(Data items)
#####
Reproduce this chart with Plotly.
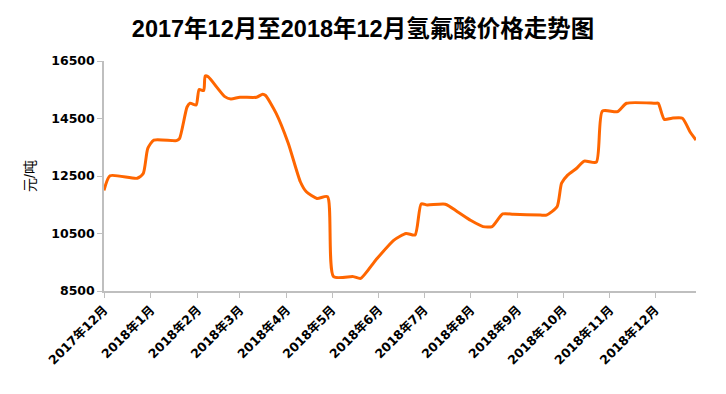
import plotly.graph_objects as go

dates = [
    "2017-12-01", "2017-12-05", "2017-12-23", "2017-12-27", "2017-12-30",
    "2018-01-03", "2018-01-18", "2018-01-20", "2018-01-25", "2018-01-27",
    "2018-01-31", "2018-02-02", "2018-02-05", "2018-02-06", "2018-02-08",
    "2018-02-19", "2018-02-23", "2018-03-01", "2018-03-12", "2018-03-16",
    "2018-03-18", "2018-03-25", "2018-04-02", "2018-04-10", "2018-04-14",
    "2018-04-21", "2018-04-28", "2018-05-02", "2018-05-15", "2018-05-20",
    "2018-05-30", "2018-06-11", "2018-06-19", "2018-06-25", "2018-06-29",
    "2018-07-03", "2018-07-15", "2018-07-23", "2018-08-01", "2018-08-09",
    "2018-08-15", "2018-08-22", "2018-08-29", "2018-09-16", "2018-09-20",
    "2018-09-27", "2018-09-30", "2018-10-04", "2018-10-10", "2018-10-15",
    "2018-10-23", "2018-10-27", "2018-11-06", "2018-11-12", "2018-12-01",
    "2018-12-03", "2018-12-07", "2018-12-12", "2018-12-19", "2018-12-24",
    "2018-12-28",
]
prices = [
    12000, 12510, 12420, 12590, 13460,
    13750, 13730, 13800, 14900, 15030,
    14970, 15510, 15470, 15980, 15950,
    15260, 15180, 15240, 15240, 15340,
    15300, 14680, 13640, 12300, 11950,
    11720, 11780, 9000, 9000, 8940,
    9580, 10270, 10500, 10450, 11530,
    11490, 11520, 11260, 10950, 10740,
    10740, 11180, 11170, 11140, 11140,
    11430, 12250, 12530, 12770, 13020,
    12980, 14760, 14740, 15030, 15030,
    15030, 14470, 14510, 14510, 14040,
    13750,
]

tick_dates = [
    "2017-12-01", "2018-01-01", "2018-02-01", "2018-03-01", "2018-04-01",
    "2018-05-01", "2018-06-01", "2018-07-01", "2018-08-01", "2018-09-01",
    "2018-10-01", "2018-11-01", "2018-12-01",
]
tick_labels = [
    "2017年12月", "2018年1月", "2018年2月", "2018年3月", "2018年4月",
    "2018年5月", "2018年6月", "2018年7月", "2018年8月", "2018年9月",
    "2018年10月", "2018年11月", "2018年12月",
]
y_ticks = [8500, 10500, 12500, 14500, 16500]

title_font = "Liberation Sans, Noto Sans CJK SC, sans-serif"
tick_font = "DejaVu Sans, Noto Sans CJK SC, sans-serif"

fig = go.Figure()
fig.add_trace(go.Scatter(
    x=dates, y=prices, mode="lines",
    line=dict(color="#FF6600", width=3, shape="spline", smoothing=0.6),
    showlegend=False, hoverinfo="x+y",
))

fig.update_layout(
    width=726, height=394,
    margin=dict(l=104, r=30, t=61, b=103),
    paper_bgcolor="white", plot_bgcolor="white",
    font=dict(family=tick_font, color="black"),
    title=dict(
        text="<b>2017年12月至2018年12月氢氟酸价格走势图</b>",
        x=0.5, xanchor="center", y=0.928, yanchor="middle",
        font=dict(size=23.5, family=title_font, color="black"),
    ),
    xaxis=dict(
        type="date",
        range=["2017-12-01", "2018-12-28"],
        tickmode="array", tickvals=tick_dates, ticktext=["<b>%s</b>" % t for t in tick_labels],
        tickangle=-45, tickfont=dict(size=12.5, family=tick_font, color="black"),
        showgrid=False, zeroline=False, automargin=False,
        showline=True, linecolor="#bfbfbf", linewidth=1.5,
        ticks="outside", ticklen=5, tickcolor="#bfbfbf",
    ),
    yaxis=dict(
        range=[8500, 16500],
        tickmode="array", tickvals=y_ticks, ticktext=["<b>%d</b>" % v for v in y_ticks],
        tickfont=dict(size=12.5, family=tick_font, color="black"),
        showgrid=False, zeroline=False, automargin=False,
        showline=True, linecolor="#bfbfbf", linewidth=1.5,
        ticks="outside", ticklen=5, tickcolor="#bfbfbf",
        title=dict(text="元/吨", font=dict(size=14, family=title_font, color="black"), standoff=12),
    ),
)

fig.write_html("out.html", config={"displayModeBar": False},
               post_script="document.body.style.margin='0';")
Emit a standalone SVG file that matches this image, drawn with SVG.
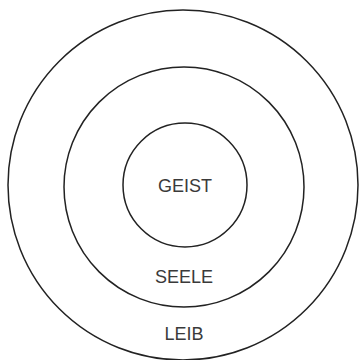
<svg xmlns="http://www.w3.org/2000/svg" width="360" height="360" viewBox="0 0 360 360">
<style>
.c{fill:none;stroke:#222;stroke-width:1.5}
.t{font-family:"Liberation Sans",Arial,sans-serif;font-size:18px;fill:#3a3a3a;text-anchor:middle}
</style>
<rect width="360" height="360" fill="#fff"/>
<g id="leib"><circle class="c" cx="183" cy="185" r="175"/><text class="t" x="184" y="340">LEIB</text></g>
<g id="seele"><circle class="c" cx="184" cy="187" r="120"/><text class="t" x="184" y="283">SEELE</text></g>
<g id="geist"><circle class="c" cx="185" cy="185" r="62"/><text class="t" x="185" y="192">GEIST</text></g>
<g id="connectors"/>
</svg>
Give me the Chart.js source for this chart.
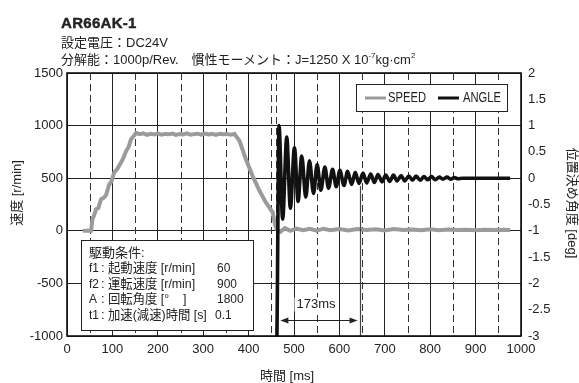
#####
Everything from the first line to the line with "import plotly.graph_objects as go" must be repeated exactly, and nothing else. Leave the pictures out.

Exercise response >>
Reproduce this chart with Plotly.
import plotly.graph_objects as go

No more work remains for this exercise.